→ EXERCISE OBJECTIVE
All lines from the beginning of the listing through the line with "(sezn) at (1722,500)" are to be copied word for word; the pictures are not.

→ SOURCE EXCERPT

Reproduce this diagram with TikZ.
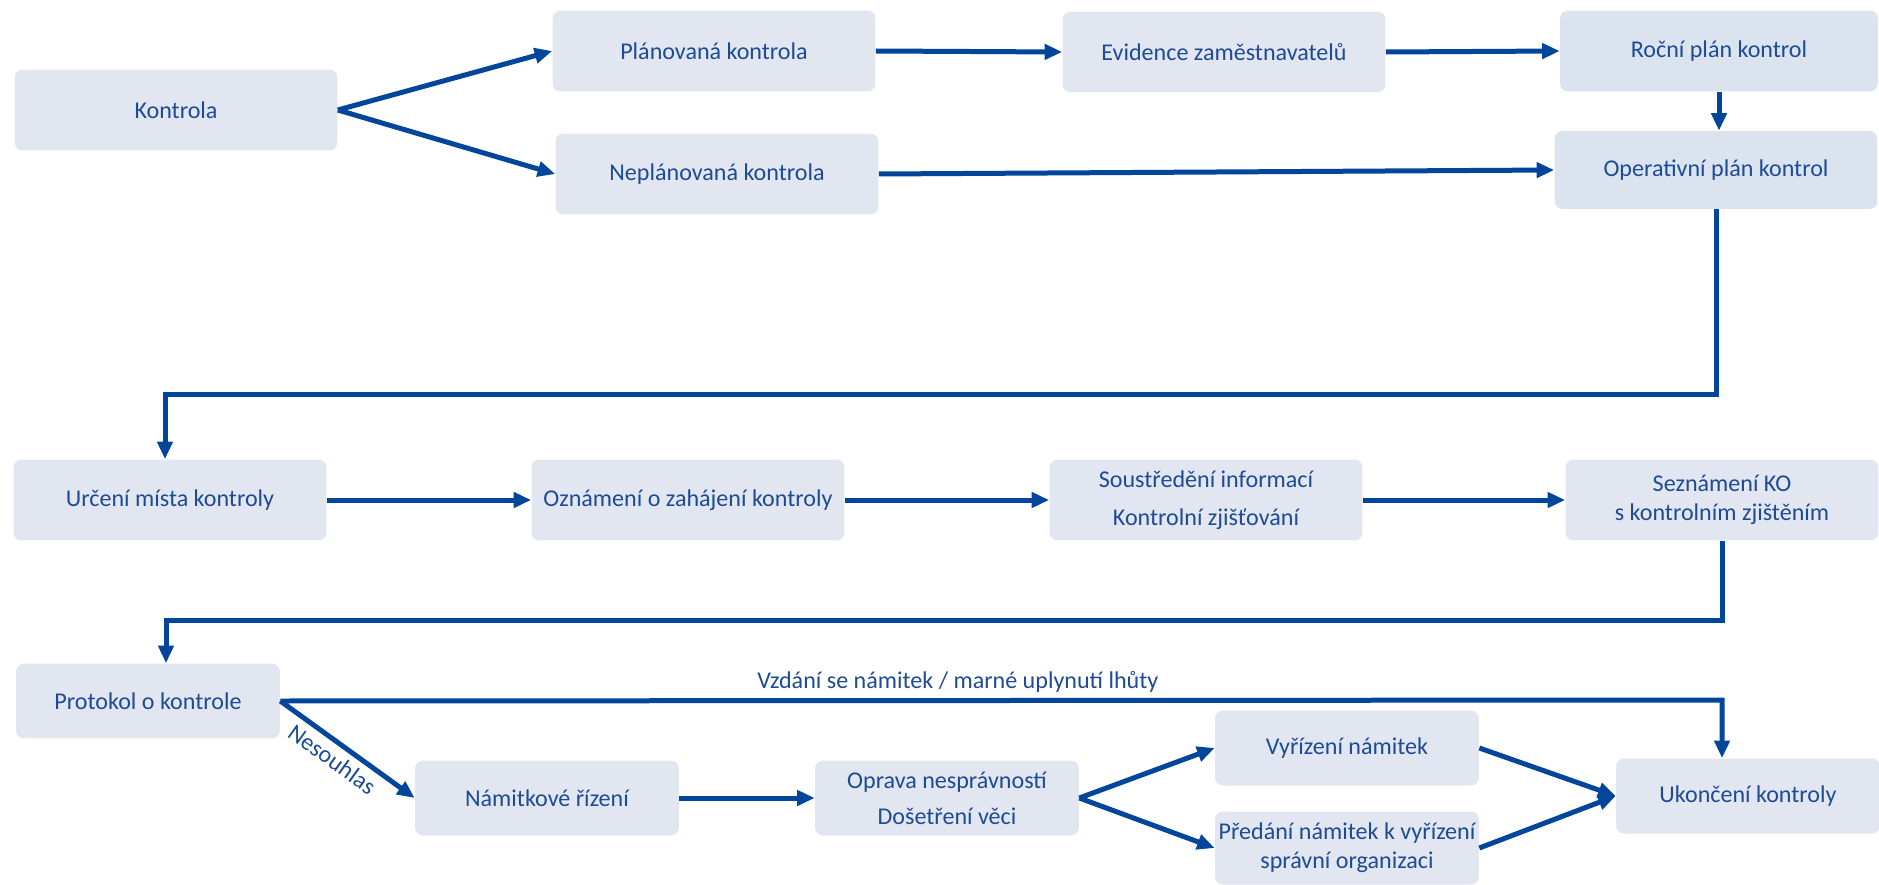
\documentclass[tikz,border=0pt]{standalone}
\usepackage{fontspec}
\setmainfont{Carlito}
\usetikzlibrary{arrows.meta}

\definecolor{boxfill}{RGB}{225,230,240}
\definecolor{planfill}{RGB}{219,227,239}
\definecolor{textblue}{RGB}{30,75,150}
\definecolor{lineblue}{RGB}{2,70,155}

\begin{document}
\begin{tikzpicture}[x=0.02cm, y=-0.02cm,
    box/.style = {rectangle,
        rounded corners=0.16cm,
        fill=boxfill,
        text=textblue,
        align=center,
        inner sep=0pt,
        minimum width=6.46cm,
        minimum height=1.62cm,
        font=\fontsize{13.7}{16.5}\selectfont},
    mid/.style = {box, minimum width=6.26cm},
    small/.style = {box, minimum width=5.28cm, minimum height=1.5cm},
    flow/.style = {draw=lineblue,
        line width=0.1cm,
        -{Triangle[length=0.35cm,width=0.3cm]}},
    note/.style = {text=textblue,
        font=\fontsize{13.7}{16.5}\selectfont}]

\useasboundingbox (0,0) rectangle (1879,885);

% Row 1
\node[box] (kontrola) at (176,110) {Kontrola};
\node[box] (plan) at (714,51) {Plánovaná kontrola};
\node[box] (neplan) at (717,174) {Neplánovaná kontrola};
\node[box] (evid) at (1224,52) {Evidence zaměstnavatelů};
\node[box,fill=planfill,minimum width=6.36cm] (rocni) at (1719,51) {Roční plán kontrol};
\node[box,fill=planfill,minimum height=1.56cm] (oper) at (1716,170) {Operativní plán kontrol};

% Row 2
\node[mid] (urceni) at (170,500) {Určení místa kontroly};
\node[mid] (ozn) at (688,500) {Oznámení o zahájení kontroly};
\node[mid] (sous) at (1206,500) {Soustředění informací\\[5pt]Kontrolní zjišťování};
\node[mid] (sezn) at (1722,500) {Seznámení KO\\s kontrolním zjištěním};

% Row 3
\node[small] (prot) at (148,701) {Protokol o kontrole};
\node[small] (nam) at (547,798) {Námitkové řízení};
\node[small] (oprava) at (947,798) {Oprava nesprávností\\[4pt]Došetření věci};
\node[small] (vyr) at (1347,748) {Vyřízení námitek};
\node[small,minimum height=1.46cm] (pred) at (1347,848) {Předání námitek k vyřízení\\správní organizaci};
\node[small] (ukon) at (1748,796) {Ukončení kontroly};

% Bends
\coordinate (b1) at (165,394);
\coordinate (b2) at (166,620);
\coordinate (vz) at (1722,700);

% Row 1 arrows
\draw[flow] (kontrola.east) -- (plan.west);
\draw[flow] (kontrola.east) -- (neplan.west);
\draw[flow] (plan.east) -- (evid.west);
\draw[flow] (evid.east) -- (rocni.west);
\draw[flow] (neplan.east) -- (oper.west);
\draw[flow] (rocni.south) -- (rocni.south |- oper.north);
\draw[flow] (oper.south) |- (b1) -- (b1 |- urceni.north);

% Row 2 arrows
\draw[flow] (urceni.east) -- (ozn.west);
\draw[flow] (ozn.east) -- (sous.west);
\draw[flow] (sous.east) -- (sezn.west);
\draw[flow] (sezn.south) |- (b2) -- (b2 |- prot.north);

% Row 3 arrows
\draw[flow] (prot.east) -- node[note,above,pos=0.47] {Vzdání se námitek / marné uplynutí lhůty} (vz) -- (vz |- ukon.north);
\draw[flow] (prot.east) -- node[note,below,sloped,pos=0.46] {Nesouhlas} (nam.west);
\draw[flow] (nam.east) -- (oprava.west);
\draw[flow] (oprava.east) -- (vyr.west);
\draw[flow] (oprava.east) -- (pred.west);
\draw[flow] (vyr.east) -- (ukon.west);
\draw[flow] (pred.east) -- (ukon.west);

\end{tikzpicture}
\end{document}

→ ANSWER TO THIS PROBLEM
Reproduce this diagram with TikZ.
\documentclass[tikz,border=0pt]{standalone}
\usepackage{fontspec}
\setmainfont{Carlito}
\usetikzlibrary{arrows.meta}

\definecolor{boxfill}{RGB}{225,230,240}
\definecolor{planfill}{RGB}{219,227,239}
\definecolor{textblue}{RGB}{30,75,150}
\definecolor{lineblue}{RGB}{2,70,155}

\begin{document}
\begin{tikzpicture}[x=0.02cm, y=-0.02cm,
    box/.style = {rectangle,
        rounded corners=0.16cm,
        fill=boxfill,
        text=textblue,
        align=center,
        inner sep=0pt,
        minimum width=6.46cm,
        minimum height=1.62cm,
        font=\fontsize{13.7}{16.5}\selectfont},
    mid/.style = {box, minimum width=6.26cm},
    small/.style = {box, minimum width=5.28cm, minimum height=1.5cm},
    flow/.style = {draw=lineblue,
        line width=0.1cm,
        -{Triangle[length=0.35cm,width=0.3cm]}},
    note/.style = {text=textblue,
        font=\fontsize{13.7}{16.5}\selectfont}]

\useasboundingbox (0,0) rectangle (1879,885);

% Row 1
\node[box] (kontrola) at (176,110) {Kontrola};
\node[box] (plan) at (714,51) {Plánovaná kontrola};
\node[box] (neplan) at (717,174) {Neplánovaná kontrola};
\node[box] (evid) at (1224,52) {Evidence zaměstnavatelů};
\node[box,fill=planfill,minimum width=6.36cm] (rocni) at (1719,51) {Roční plán kontrol};
\node[box,fill=planfill,minimum height=1.56cm] (oper) at (1716,170) {Operativní plán kontrol};

% Row 2
\node[mid] (urceni) at (170,500) {Určení místa kontroly};
\node[mid] (ozn) at (688,500) {Oznámení o zahájení kontroly};
\node[mid] (sous) at (1206,500) {Soustředění informací\\[5pt]Kontrolní zjišťování};
\node[mid] (sezn) at (1722,500) {Seznámení KO\\s kontrolním zjištěním};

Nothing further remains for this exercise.